На третий день по взятии Лейпцига я проезжал по дороге, ведущей к местечку Роте, и встретил верного слугу моего приятеля, который возвращался в Россию с его верховыми лошадьми: несчастный вестник величайшего злополучия для сердца матери. Он привел меня на могилу доброго господина. Я видел сию могилу, из свежей земли насыпанную; я стоял на ней в глубокой горести и облегчил сердце мое слезами. В ней сокрыто было навеки лучшее сокровище моей жизни — дружество. Я просил, умолял почтенного и престарелого священника того селения сохранить бренный памятник — простой деревянный крест, с начертанием имени храброго юноши, в ожидании прочнейшего — из мрамора или гранита. Несколько могил окружали могилу Петина. Священные могилы храбрых товарищей на поле битвы и неразлучных в утробе земной до страшного и радостного дня воскресения! Я оставил сии бренные остатки в глубоком унынии и, при громе отдаленных выстрелов, воскликнул от глубины сердца с поэтом, который сильно чувствует и сильно выражает горесть:
Уже не придут в сонм друзей,
Не станут в ратном строе!
Уж для врага их грозный лик
Не будет вестник мщенья,
И не помчит их мощный клик
Дружину в пыл сраженья!
Их празден меч, безмолвен щит,
Их ратники унылы,
И сир могучих конь стоит
Близ тихой их могилы!
Конечно, сияющая слава не была бы призраком для душ благородных, если бы она не доставалась иногда в удел порочным и недостойным.
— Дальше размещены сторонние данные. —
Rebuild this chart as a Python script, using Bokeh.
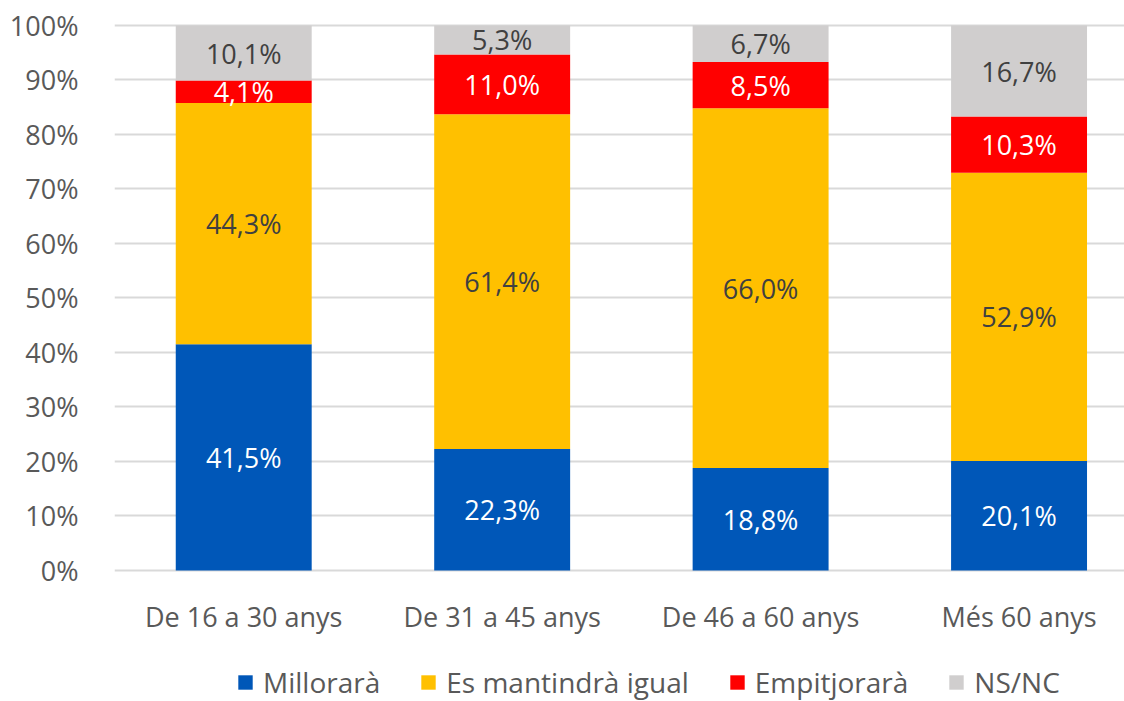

Часто слепая судьба раздает ее по своему произволу, и добродетель и лучшие качества души обрекает на вечное забвение. Имя молодого Петина изгладится из памяти людей. Ни одним блестящим подвигом он не ознаменовал течения своей краткой жизни, но зато ни одно воспоминание не оскорбит его памяти. Исполняя свой долг, был он добрым сыном, верным другом, неустрашимым воином: этого мало для земного бессмертия. Конечно, есть другая жизнь за пределом земли и другое правосудие; там только ничто доброе не погибнет: есть бессмертие на небе!
Каменец. Ноября 9-го.
ПРИМЕЧАНИЯ
правитьВОСПОМИНАНИЕ О ПЕТИНЕ. Впервые: «Москвитянин», 1851, ч. II. И. А. Петину посвящены стихотворения Батюшкова «К П<ети>ну» и «Тень друга». Батюшков много хлопотал о памятнике на могиле Петина, а будучи душевнобольным, часто рисовал эту могилу (М, II, 476—477).
- ↑ В Владимире, во время бегства из Москвы.